Мутно-серое, угольно-черное, зеленоватое… Он неожиданно вспомнил тот листок — бланк? — с типографским кружочком, разделенным на пять разноцветных частей. Выходит, это был своего рода общий план?! Значит, из серого — в черный, а из черного — в зеленый сектор?.. Теперь ему стало немного легче, так можно определять отрезки пути. Среди невиданного однообразия нужна была хоть какая-то точка отсчета.
И здесь он заглядывал в комнаты-отсеки. Везде те же, только зеленоватые, стулья и лампы. Кабинета, подобного тому, с телефоном, больше не попадалось. Наверное, пропустил. Не открывать же все двери подряд.
И вот… Когда коридор вдруг начал заметно изгибаться направо, Кундо не поверил глазам своим.
Он уже привык к прямым линиям и углам. Ведь раньше остановись на любом перекрестке, коридоры неумолимо прямо уходили и вперед, и назад, и направо, и налево, как зеркальные отражения. Сверни, дойди до нового, любого перекрестка, и все
А тут — изгиб! Коридор впереди явственно уходил направо и скрывался за поворотом. Кундо настороженно двинулся по левой касательной коридора, по стороне большой дуги, чтобы заранее увидеть, что же там впереди.
За поворотом, по правой стене, длинным изгибом тянулась металлическая рама окна с мелкими клетчатыми стеклами. Кундо приблизился… Это были обычные стекла, слегка припорошенные пылью. Он протер один из квадратиков рукавом.

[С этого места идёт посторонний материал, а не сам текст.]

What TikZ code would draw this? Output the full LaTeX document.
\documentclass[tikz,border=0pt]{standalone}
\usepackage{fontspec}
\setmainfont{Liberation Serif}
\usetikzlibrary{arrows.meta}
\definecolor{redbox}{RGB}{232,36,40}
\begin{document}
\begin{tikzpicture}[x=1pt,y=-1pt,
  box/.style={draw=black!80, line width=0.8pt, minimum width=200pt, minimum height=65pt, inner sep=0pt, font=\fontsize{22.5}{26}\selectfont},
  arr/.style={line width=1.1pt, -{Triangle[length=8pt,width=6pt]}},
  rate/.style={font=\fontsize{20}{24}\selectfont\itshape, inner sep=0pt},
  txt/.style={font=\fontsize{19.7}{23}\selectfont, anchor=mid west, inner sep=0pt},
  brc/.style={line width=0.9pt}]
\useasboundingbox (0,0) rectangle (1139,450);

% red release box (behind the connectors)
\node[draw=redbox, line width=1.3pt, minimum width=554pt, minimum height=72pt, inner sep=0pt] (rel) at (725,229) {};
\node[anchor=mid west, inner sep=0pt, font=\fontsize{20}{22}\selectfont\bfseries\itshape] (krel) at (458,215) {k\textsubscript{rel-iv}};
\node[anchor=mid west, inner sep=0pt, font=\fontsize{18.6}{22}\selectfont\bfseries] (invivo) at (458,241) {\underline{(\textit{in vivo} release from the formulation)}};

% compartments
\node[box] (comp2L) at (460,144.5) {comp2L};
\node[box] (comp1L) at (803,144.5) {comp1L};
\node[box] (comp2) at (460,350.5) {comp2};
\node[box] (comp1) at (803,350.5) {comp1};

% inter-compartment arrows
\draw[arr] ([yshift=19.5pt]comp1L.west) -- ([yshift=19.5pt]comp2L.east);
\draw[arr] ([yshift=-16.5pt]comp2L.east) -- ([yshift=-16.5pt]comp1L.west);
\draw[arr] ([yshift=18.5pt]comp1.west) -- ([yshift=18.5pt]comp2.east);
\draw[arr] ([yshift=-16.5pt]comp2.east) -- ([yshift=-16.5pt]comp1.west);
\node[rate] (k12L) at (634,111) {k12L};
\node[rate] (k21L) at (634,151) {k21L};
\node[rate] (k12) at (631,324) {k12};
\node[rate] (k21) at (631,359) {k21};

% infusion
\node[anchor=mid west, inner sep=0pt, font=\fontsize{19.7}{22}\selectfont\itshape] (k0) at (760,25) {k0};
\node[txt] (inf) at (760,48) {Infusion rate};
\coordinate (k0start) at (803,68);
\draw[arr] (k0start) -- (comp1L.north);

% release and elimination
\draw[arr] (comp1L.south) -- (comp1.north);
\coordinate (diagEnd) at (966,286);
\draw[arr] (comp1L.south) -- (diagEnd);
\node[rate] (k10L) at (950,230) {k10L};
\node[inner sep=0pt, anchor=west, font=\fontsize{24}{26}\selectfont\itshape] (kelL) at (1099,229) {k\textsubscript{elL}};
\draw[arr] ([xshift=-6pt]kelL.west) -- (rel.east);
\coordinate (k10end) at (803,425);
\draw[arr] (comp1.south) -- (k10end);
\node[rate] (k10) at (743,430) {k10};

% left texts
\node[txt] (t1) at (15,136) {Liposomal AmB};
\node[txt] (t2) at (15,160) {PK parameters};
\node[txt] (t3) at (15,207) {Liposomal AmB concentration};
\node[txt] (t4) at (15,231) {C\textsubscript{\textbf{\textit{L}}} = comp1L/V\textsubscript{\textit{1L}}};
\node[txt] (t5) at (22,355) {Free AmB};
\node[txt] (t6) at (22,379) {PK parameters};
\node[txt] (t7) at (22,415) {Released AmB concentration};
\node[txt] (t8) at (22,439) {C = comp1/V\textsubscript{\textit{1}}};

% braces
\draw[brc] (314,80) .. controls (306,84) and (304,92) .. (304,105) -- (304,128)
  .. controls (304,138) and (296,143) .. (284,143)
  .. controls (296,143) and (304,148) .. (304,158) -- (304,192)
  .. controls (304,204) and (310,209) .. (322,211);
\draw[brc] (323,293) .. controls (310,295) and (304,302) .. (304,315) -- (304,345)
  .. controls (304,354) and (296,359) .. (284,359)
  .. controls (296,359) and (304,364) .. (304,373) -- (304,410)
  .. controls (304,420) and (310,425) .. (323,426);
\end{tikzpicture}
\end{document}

Но за бездонным провалом внутреннего двора Кундо разглядел лишь глухую противоположную сторону здания, прорезанную на его уровне таким же изгибом окна. Отсюда никак нельзя было увидеть сам двор. Этаж — куда подевались все лестницы? — находился слишком высоко, а еще выше закрывала небо тоже застекленная решетчатая конструкция купола, обнимавшая весь двор. Сквозь купол смутно проглядывал дневной свет.
Кундо заметил над головой оконный крючок, скинул его стамеской, легко отодвинул фрамугу и высунулся чуть ли не по пояс наружу.
Глубоко внизу была замкнутая каменная площадка двора с несколькими арочными проездами. Из них высовывались хвосты грузовиков-фургонов. Во дворе суетились фигуры в касках и в одинаковой тускло-оливковой, неразличимой в подробностях форме. Одни натужно подавали в машины тяжелые связки толстых канцелярских папок. Другие подгоняли жалкие группки босых людей в полосатой одежде по сходням, как скот, в кузова грузовиков.
Только один человек — негнущийся зеленоватый плащ до пят — стоял неподвижно и распоряжался резким взмахом руки.
С купола срывались капли и летели пунктирами вниз. Человек в плаще отряхнул рукав, невольно поднял голову и замер. Какое-то мгновение он и Кундо смотрели друг на друга.
Кундо отпрянул и захлопнул окно. Тут только он как бы взглянул на себя со стороны: его полосатая пижама явно напоминала одежду тех, кого загоняли в машины. Разве что он был не бос, в толстых теплых носках, но этого снизу не увидишь. Со двора донеслись невнятные отрывочные команды и уже знакомый топот сапог.
Где-то за стеной послышался гул поднимающегося лифта.
Кундо бросился назад по коридору и… Он лежал на кровати.
За окном стояла ночь со светящимся ореолом вокруг одинокого фонаря. Туман рассеялся. Вдали, на Таймс-сквер, торчала белая макушка подсвеченного небоскреба с причудливыми, угольчатыми окнами.
Кундо, не вставая, пошарил по тумбочке, вспомнил, что сигареты в кармане пижамы, и сунул туда руку. Пальцы наткнулись на какой-то посторонний, сложенный вдвое листок. Кундо даже помедлил, прежде чем достать. Сигареты, спички, платок… А это откуда?